Berdasarkan analisis terhadap dinamika sosial, ekonomi, dan hukum, laporan ini mengajukan rekomendasi kebijakan berikut:

Reformasi Institusi Pernikahan dan Peran Gender

Pemerintah di Asia Timur harus mengatasi pendorong struktural penundaan pernikahan. Ini termasuk kebijakan untuk mengurangi beban finansial pernikahan yang tidak rasional (misalnya, menekan biaya caili atau menyediakan insentif perumahan yang setara) dan secara aktif mempromosikan kesetaraan gender dalam pembagian kerja domestik. Membuat pernikahan lebih terjangkau dan setara akan membantu mengintegrasikan kembali generasi muda yang skeptis terhadap institusi tradisional.

Harmonisasi Perlindungan Hukum Fungsional

Yurisdiksi dengan sistem hukum berbasis status (seperti Hong Kong dan Singapura) harus mempertimbangkan penerapan undang-undang yang memberikan perlindungan fungsional minimal bagi pasangan yang telah hidup bersama untuk jangka waktu yang signifikan. Perlindungan ini harus mencakup hak-hak dasar, seperti pembagian aset yang diperoleh bersama selama masa kohabitasi dan tunjangan dukungan untuk pasangan yang secara finansial dependen, untuk mengurangi kerentanan ekstrem pasca-perpisahan.

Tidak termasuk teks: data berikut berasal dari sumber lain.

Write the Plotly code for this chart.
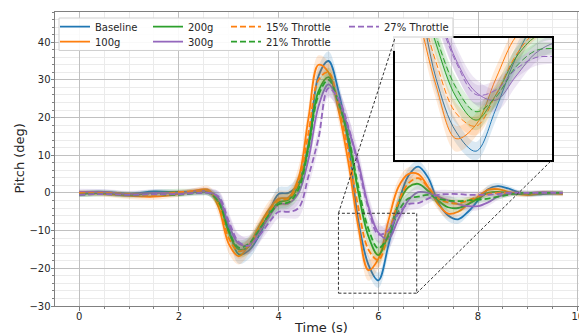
import plotly.graph_objects as go

# ---------------- data ----------------
time_s = [0, 0.5, 1.0, 1.5, 2.0, 2.4, 2.6, 2.8, 3.0, 3.2, 3.4, 3.6, 3.8, 4.0, 4.2, 4.4,
          4.6, 4.8, 5.0, 5.2, 5.4, 5.6, 5.8, 6.0, 6.2, 6.4, 6.6, 6.8, 7.0, 7.2, 7.4,
          7.6, 7.8, 8.0, 8.2, 8.4, 8.6, 8.8, 9.0, 9.3, 9.7]

baseline = [0.2, 0.3, -0.2, 0.4, 0.2, 0.3, 0.3, -1.5, -9.5, -16.3, -15.3, -11.5, -5.5, -0.3,
            0.0, 2.5, 13.0, 31.0, 35.0, 27.0, 13.0, -7.5, -19.0, -23.2, -14.0, -3.0, 4.5,
            7.0, 4.0, -2.5, -6.0, -7.0, -5.0, -2.0, 1.0, 1.8, 1.2, 0.2, -0.5, -0.3, 0.0]
g100 = [0.0, -0.3, -0.8, -1.0, -0.3, 0.8, 0.8, -4.0, -13.5, -16.8, -14.0, -9.0, -4.5, -1.5,
        -1.2, 4.0, 20.0, 34.0, 32.0, 22.0, 8.0, -9.0, -20.5, -17.5, -7.5, 1.5, 5.0, 5.0,
        1.5, -3.0, -5.5, -5.0, -3.0, -1.0, 0.8, 1.0, 0.3, -0.3, -0.5, 0.0, -0.3]
g200 = [-0.3, 0.0, -0.5, 0.0, 0.3, 0.3, 0.2, -2.5, -10.5, -15.0, -14.2, -10.0, -6.0, -2.5,
        -1.8, 2.0, 12.5, 27.0, 30.7, 24.0, 14.5, 0.0, -11.5, -16.5, -11.0, -3.0, 1.5, 2.4,
        0.5, -2.0, -3.8, -4.0, -3.0, -1.5, 0.0, 0.3, 0.0, -0.3, -0.3, 0.0, 0.0]
g300 = [0.3, 0.2, -0.3, 0.0, 0.0, 0.5, 0.3, -1.5, -8.5, -13.5, -13.8, -10.5, -6.5, -3.0,
        -2.8, 0.0, 9.0, 23.0, 28.8, 24.5, 17.0, 8.0, -3.5, -10.5, -12.2, -7.0, -2.0, 0.2,
        0.0, -1.0, -2.0, -3.0, -3.5, -3.5, -2.5, -1.0, -0.3, 0.0, 0.0, 0.2, 0.0]
thr15 = [0.0, 0.0, -0.3, -0.5, 0.2, 0.5, 0.4, -3.0, -12.0, -15.5, -14.0, -9.5, -5.0, -2.0,
         -1.5, 3.0, 16.0, 30.0, 32.0, 23.0, 11.0, -4.0, -15.0, -17.8, -11.0, -2.5, 2.5, 3.9,
         1.5, -1.5, -2.5, -2.8, -2.0, -1.0, -0.3, 0.0, 0.0, 0.0, -0.2, 0.0, 0.0]
thr21 = [-0.5, -0.3, -0.5, -0.3, -0.5, 0.0, 0.0, -2.5, -10.0, -14.5, -13.5, -10.0, -6.0, -3.0,
         -2.5, 1.0, 12.0, 26.0, 30.0, 24.0, 15.0, 1.5, -9.5, -14.7, -11.5, -5.0, -1.5, -1.0,
         -0.5, -1.5, -2.0, -2.2, -2.0, -1.8, -1.5, -1.0, -0.5, 0.0, 0.0, 0.0, 0.0]
thr27 = [-0.5, -0.3, -0.5, -0.3, -0.3, 0.0, 0.0, -1.0, -7.5, -13.0, -14.0, -11.5, -8.0, -5.0,
         -5.0, -4.0, 4.5, 14.5, 27.8, 25.0, 17.5, 7.0, -4.0, -11.0, -10.0, -5.5, -3.0, -2.7,
         -1.5, -0.5, -0.3, -0.3, -0.5, -0.5, -0.5, -0.3, 0.0, 0.0, 0.0, 0.0, 0.0]

# standard deviation (shaded band half-width)
baseline_sd = [0.6, 0.6, 0.6, 0.6, 0.6, 0.7, 0.8, 1.5, 2.5, 2.5, 2.2, 2.0, 2.0, 1.8, 1.8, 2.5,
               3.0, 2.5, 2.5, 2.5, 3.0, 3.0, 2.5, 2.0, 2.5, 2.5, 2.0, 1.5, 1.5, 1.5, 1.5, 1.2,
               1.0, 1.0, 1.0, 0.8, 0.7, 0.6, 0.6, 0.6, 0.6]
g100_sd = [0.7, 0.7, 0.8, 0.8, 0.7, 0.8, 1.0, 2.0, 2.5, 2.2, 2.2, 2.2, 2.2, 2.0, 2.0, 3.0,
           3.0, 2.5, 2.8, 3.0, 3.0, 3.0, 2.8, 2.5, 2.5, 2.0, 1.8, 1.5, 1.5, 1.5, 1.3, 1.2,
           1.0, 1.0, 0.9, 0.8, 0.7, 0.7, 0.6, 0.6, 0.6]
g200_sd = [0.8, 0.8, 0.8, 0.8, 0.8, 0.8, 1.0, 1.8, 2.2, 2.0, 2.0, 2.0, 2.0, 1.8, 1.8, 2.5,
           2.8, 2.5, 2.5, 2.5, 2.8, 2.8, 2.5, 2.2, 2.2, 2.0, 1.8, 1.5, 1.3, 1.3, 1.2, 1.2,
           1.0, 1.0, 0.9, 0.8, 0.7, 0.6, 0.6, 0.6, 0.6]
g300_sd = [0.8, 0.8, 0.9, 0.9, 0.8, 0.9, 1.0, 1.8, 2.5, 2.5, 2.5, 2.5, 2.5, 2.2, 2.2, 2.8,
           3.0, 3.0, 3.0, 3.0, 3.2, 3.2, 3.0, 2.8, 2.5, 2.2, 2.0, 1.8, 1.5, 1.5, 1.4, 1.3,
           1.2, 1.1, 1.0, 0.9, 0.8, 0.7, 0.6, 0.6, 0.6]
thr15_sd = [0.6, 0.6, 0.6, 0.6, 0.6, 0.7, 0.8, 1.5, 2.0, 2.0, 1.8, 1.8, 1.8, 1.6, 1.6, 2.2,
            2.5, 2.2, 2.2, 2.2, 2.5, 2.5, 2.2, 2.0, 2.0, 1.8, 1.5, 1.3, 1.2, 1.2, 1.1, 1.0,
            0.9, 0.9, 0.8, 0.7, 0.6, 0.6, 0.6, 0.6, 0.6]
thr21_sd = [0.6, 0.6, 0.6, 0.6, 0.6, 0.7, 0.8, 1.5, 2.0, 2.0, 1.8, 1.8, 1.8, 1.6, 1.6, 2.2,
            2.5, 2.2, 2.2, 2.2, 2.5, 2.5, 2.2, 2.0, 2.0, 1.8, 1.5, 1.3, 1.2, 1.2, 1.1, 1.0,
            0.9, 0.9, 0.8, 0.7, 0.6, 0.6, 0.6, 0.6, 0.6]
thr27_sd = [0.6, 0.6, 0.6, 0.6, 0.6, 0.7, 0.8, 1.5, 2.2, 2.2, 2.0, 2.0, 2.0, 1.8, 1.8, 2.5,
            2.8, 2.5, 2.5, 2.5, 2.8, 2.8, 2.5, 2.2, 2.2, 2.0, 1.8, 1.5, 1.3, 1.2, 1.1, 1.0,
            0.9, 0.9, 0.8, 0.7, 0.6, 0.6, 0.6, 0.6, 0.6]

series_names = ["Baseline", "100g", "200g", "300g", "15% Throttle", "21% Throttle", "27% Throttle"]
series_values = [baseline, g100, g200, g300, thr15, thr21, thr27]
series_sd = [baseline_sd, g100_sd, g200_sd, g300_sd, thr15_sd, thr21_sd, thr27_sd]

x_ticks = [0, 2, 4, 6, 8, 10]
y_ticks = [-30, -20, -10, 0, 10, 20, 30, 40]
x_title = "Time (s)"
y_title = "Pitch (deg)"

# dashed box marked on the main axes, and the window shown by the inset
box_x = [5.2, 6.77]
box_y = [-26.6, -5.4]
inset_x = [5.19, 6.76]
inset_y = [-25.1, 1.2]

# ---------------- styles / geometry ----------------
colors = ["#1f77b4", "#ff7f0e", "#2ca02c", "#9467bd", "#ff7f0e", "#2ca02c", "#9467bd"]
dashes = ["solid", "solid", "solid", "solid", "6px,3px", "6px,3px", "6px,3px"]
legend_ids = ["legend", "legend2", "legend3", "legend4", "legend5", "legend6", "legend7"]

PAGE_OFFSET = 8                       # browser body margin around the figure
SCR_L, SCR_R, SCR_T, SCR_B = 55, 587, 12, 306   # plot area in window pixels
W, H = 587 - PAGE_OFFSET, 335 - PAGE_OFFSET
ML, MT = SCR_L - PAGE_OFFSET, SCR_T - PAGE_OFFSET
MR = (587 - PAGE_OFFSET) - (SCR_R - PAGE_OFFSET)
MB = H - (SCR_B - PAGE_OFFSET)
PW, PH = SCR_R - SCR_L, SCR_B - SCR_T

X_RANGE = [-0.485, 10.185]
Y_RANGE = [-30, 48]
FONT = "DejaVu Sans"


def px_x(p):
    return (p - SCR_L) / PW


def px_y(p):
    return (SCR_B - p) / PH


INSET_DX = [px_x(395), px_x(552)]
INSET_DY = [px_y(160), px_y(38)]


def rgba(h, a):
    h = h.lstrip("#")
    return "rgba(%d,%d,%d,%.2f)" % (int(h[0:2], 16), int(h[2:4], 16), int(h[4:6], 16), a)


fig = go.Figure()

for xa, ya, lw, main in [("x", "y", 1.8, True), ("x2", "y2", 1.0, False)]:
    for name, vals, sd, col, dash, lg in zip(series_names, series_values, series_sd,
                                             colors, dashes, legend_ids):
        lower = [v - s for v, s in zip(vals, sd)]
        upper = [v + s for v, s in zip(vals, sd)]
        fig.add_trace(go.Scatter(x=time_s, y=lower, mode="lines", xaxis=xa, yaxis=ya,
                                 line=dict(width=0, shape="spline", color=col),
                                 showlegend=False, hoverinfo="skip"))
        fig.add_trace(go.Scatter(x=time_s, y=upper, mode="lines", xaxis=xa, yaxis=ya,
                                 line=dict(width=0, shape="spline", color=col),
                                 fill="tonexty", fillcolor=rgba(col, 0.16),
                                 showlegend=False, hoverinfo="skip"))
        fig.add_trace(go.Scatter(x=time_s, y=vals, mode="lines", name=name, xaxis=xa, yaxis=ya,
                                 line=dict(width=lw, shape="spline", color=col, dash=dash),
                                 showlegend=main, legend=lg))

# ---------------- axes ----------------
grid_major = "#c0c0c0"
grid_minor = "#ebebeb"
axis_col = "#808080"

fig.update_layout(
    template="none",
    width=W, height=H,
    margin=dict(l=ML, r=MR, t=MT, b=MB),
    paper_bgcolor="white", plot_bgcolor="white",
    font=dict(family=FONT, size=10, color="#262626"),
    xaxis=dict(range=X_RANGE, tickvals=x_ticks, showgrid=True, gridcolor=grid_major,
               gridwidth=0.8, zeroline=False, showline=True, linecolor=axis_col,
               linewidth=1, mirror=True, ticks="outside", ticklen=3.5, tickcolor=axis_col,
               tickfont=dict(size=10), automargin=False, ticklabelstandoff=-3,
               minor=dict(dtick=0.5, tick0=0, showgrid=True, gridcolor=grid_minor,
                          ticks="outside", ticklen=2, tickcolor=axis_col)),
    yaxis=dict(range=Y_RANGE, tickvals=y_ticks, showgrid=True, gridcolor=grid_major,
               gridwidth=0.8, zeroline=False, showline=True, linecolor=axis_col,
               linewidth=1, mirror=True, ticks="outside", ticklen=3.5, tickcolor=axis_col,
               tickfont=dict(size=10), automargin=False, ticklabelstandoff=-2,
               minor=dict(dtick=2, tick0=0, showgrid=True, gridcolor=grid_minor,
                          ticks="outside", ticklen=2, tickcolor=axis_col)),
    xaxis2=dict(domain=INSET_DX, anchor="y2", range=inset_x, showticklabels=False,
                ticks="", showgrid=True, gridcolor="#d6d6d6", tick0=6.04, dtick=0.285,
                zeroline=False, showline=True, linecolor="black", linewidth=1.8, mirror=True,
                automargin=False),
    yaxis2=dict(domain=INSET_DY, anchor="x2", range=inset_y, showticklabels=False,
                ticks="", showgrid=True, gridcolor="#d6d6d6", tick0=0, dtick=4,
                zeroline=False, showline=True, linecolor="black", linewidth=1.8, mirror=True,
                automargin=False),
)

# axis titles
fig.add_annotation(text=x_title, xref="paper", yref="paper", x=px_x(321), y=px_y(327.5),
                   xanchor="center", yanchor="middle", showarrow=False,
                   font=dict(family=FONT, size=13, color="#262626"))
fig.add_annotation(text=y_title, xref="paper", yref="paper", x=px_x(18.5), y=0.5,
                   xanchor="center", yanchor="middle", showarrow=False, textangle=-90,
                   font=dict(family=FONT, size=13, color="#262626"))

# ---------------- legends (4 columns x 2 rows) ----------------
col_left_px = [55, 148, 226, 344]
row_top_px = [12.2, 27.2]
slots = [(0, 0), (0, 1), (1, 0), (1, 1), (2, 0), (2, 1), (3, 0)]
for lg, (c, r) in zip(legend_ids, slots):
    fig.update_layout({lg: dict(x=px_x(col_left_px[c]), y=px_y(row_top_px[r]),
                                xanchor="left", yanchor="top",
                                bgcolor="rgba(0,0,0,0)", borderwidth=0,
                                font=dict(family=FONT, size=10, color="#262626"))})

# legend frame (the inset covers its lower-right corner)
fl, fr, ft, fb = 59, 453, 18, 50.5
ix0, iy1 = 395, 38


def pt(xp, yp):
    return "%.5f,%.5f" % (px_x(xp), px_y(yp))


fill_path = ("M" + pt(fl, ft) + " L" + pt(fr, ft) + " L" + pt(fr, iy1) + " L" + pt(ix0, iy1) +
             " L" + pt(ix0, fb) + " L" + pt(fl, fb) + " Z")
fig.add_shape(type="path", xref="paper", yref="paper", path=fill_path, layer="above",
              fillcolor="rgba(255,255,255,0.9)", line=dict(width=0))
edge_path = ("M" + pt(ix0, fb) + " L" + pt(fl, fb) + " L" + pt(fl, ft) + " L" + pt(fr, ft) +
             " L" + pt(fr, iy1))
fig.add_shape(type="path", xref="paper", yref="paper", path=edge_path, layer="above",
              line=dict(color="#d0d0d0", width=1))

# zoom rectangle and connector lines
fig.add_shape(type="rect", xref="x", yref="y", x0=box_x[0], x1=box_x[1],
              y0=box_y[0], y1=box_y[1], line=dict(color="#333333", width=1, dash="3px,2px"))


def to_paper_x(v):
    return (v - X_RANGE[0]) / (X_RANGE[1] - X_RANGE[0])


def to_paper_y(v):
    return (v - Y_RANGE[0]) / (Y_RANGE[1] - Y_RANGE[0])


fig.add_shape(type="line", xref="paper", yref="paper",
              x0=to_paper_x(box_x[0]), y0=to_paper_y(box_y[1]), x1=INSET_DX[0], y1=INSET_DY[1],
              line=dict(color="#333333", width=1, dash="3px,2px"))
fig.add_shape(type="line", xref="paper", yref="paper",
              x0=to_paper_x(box_x[1]), y0=to_paper_y(box_y[0]), x1=INSET_DX[1], y1=INSET_DY[0],
              line=dict(color="#333333", width=1, dash="3px,2px"))

fig.write_html("out.html")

Edukasi dan Advokasi Kontrak

Pemerintah dan lembaga nirlaba harus meningkatkan kesadaran publik mengenai kerentanan hukum kohabitasi dan mendorong penggunaan alat mitigasi risiko. Ini termasuk advokasi ekstensif tentang pentingnya menyusun Perjanjian Kohabitasi (Cohabitation Agreements) yang jelas serta membuat surat wasiat, terutama untuk melindungi hak waris pasangan di yurisdiksi yang ambigu secara hukum (seperti India).

Meninjau Ulang Regulasi Moral (Moral Law Review)

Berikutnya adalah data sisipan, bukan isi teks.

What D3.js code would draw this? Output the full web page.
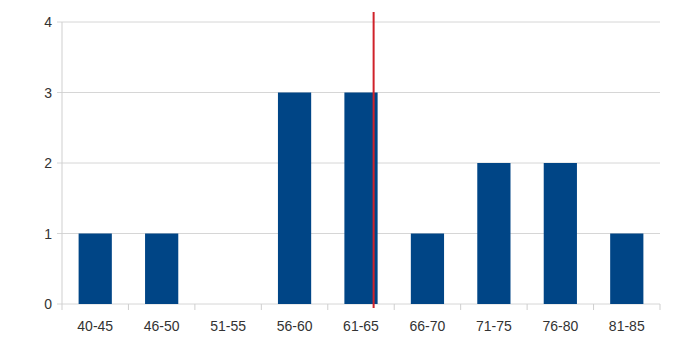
<!DOCTYPE html>
<html>
<head>
<meta charset="utf-8">
<script src="https://cdn.jsdelivr.net/npm/d3@7"></script>
<style>
  body { margin: 0; background: #fff; }
  svg text { font-family: "Liberation Sans", Arial, sans-serif; font-size: 14px; fill: #333; }
</style>
</head>
<body>
<div id="chart"></div>
<script>
const categories = ['40-45', '46-50', '51-55', '56-60', '61-65', '66-70', '71-75', '76-80', '81-85'];
const counts = [1, 1, 0, 3, 3, 1, 2, 2, 1];
const yTicks = [0, 1, 2, 3, 4];
// vertical marker, in category-index units (between band edges)
const markerPos = 4.69;

const width = 700, height = 362;
const margin = { top: 22, right: 40, bottom: 58, left: 62 };
const innerW = width - margin.left - margin.right;
const innerH = height - margin.top - margin.bottom;

const svg = d3.select('#chart')
  .append('svg')
  .attr('width', width)
  .attr('height', height)
  .append('g')
  .attr('transform', `translate(${margin.left},${margin.top})`);

const x = d3.scaleBand()
  .domain(categories)
  .range([0, innerW])
  .paddingInner(0.5)
  .paddingOuter(0.25);

const xPos = d3.scaleLinear()
  .domain([0, categories.length])
  .range([0, innerW]);

const y = d3.scaleLinear()
  .domain([0, 4])
  .range([innerH, 0]);

// gridlines
svg.selectAll('.grid')
  .data(yTicks)
  .enter()
  .append('line')
  .attr('x1', -5)
  .attr('x2', innerW)
  .attr('y1', d => y(d))
  .attr('y2', d => y(d))
  .attr('stroke', '#d6d6d6')
  .attr('stroke-width', 1);

// y axis line
svg.append('line')
  .attr('x1', 0).attr('x2', 0)
  .attr('y1', 0).attr('y2', innerH + 6)
  .attr('stroke', '#cfcfcf');

// x tick marks at band boundaries
svg.selectAll('.xtick')
  .data(d3.range(1, categories.length + 1))
  .enter()
  .append('line')
  .attr('x1', d => xPos(d))
  .attr('x2', d => xPos(d))
  .attr('y1', innerH)
  .attr('y2', innerH + 6)
  .attr('stroke', '#cfcfcf');

// y labels
svg.selectAll('.ylabel')
  .data(yTicks)
  .enter()
  .append('text')
  .attr('x', -10)
  .attr('y', d => y(d) + 5)
  .attr('text-anchor', 'end')
  .text(d => d);

// x labels
svg.selectAll('.xlabel')
  .data(categories)
  .enter()
  .append('text')
  .attr('x', d => x(d) + x.bandwidth() / 2)
  .attr('y', innerH + 27)
  .attr('text-anchor', 'middle')
  .text(d => d);

// bars
svg.selectAll('.bar')
  .data(categories)
  .enter()
  .append('rect')
  .attr('x', d => x(d))
  .attr('width', x.bandwidth())
  .attr('y', (d, i) => y(counts[i]))
  .attr('height', (d, i) => innerH - y(counts[i]))
  .attr('fill', '#004586');

// red marker line
svg.append('line')
  .attr('x1', xPos(markerPos))
  .attr('x2', xPos(markerPos))
  .attr('y1', -10)
  .attr('y2', innerH + 4)
  .attr('stroke', '#d0222a')
  .attr('stroke-width', 2);
</script>
</body>
</html>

Di negara-negara Asia Tenggara yang memiliki hukum agama yang kuat (Malaysia, Indonesia), perlu dilakukan tinjauan ulang terhadap regulasi yang mengkriminalisasi kohabitasi. Meskipun perlindungan moral komunitas penting, kerangka hukum harus menyeimbangkan hal tersebut dengan hak-hak pribadi dan otonomi individu. Penggunaan delik aduan dalam KUHP Indonesia harus dipantau untuk memastikan bahwa itu tidak digunakan secara eksploitatif untuk melanggar privasi individu yang memilih untuk hidup bersama.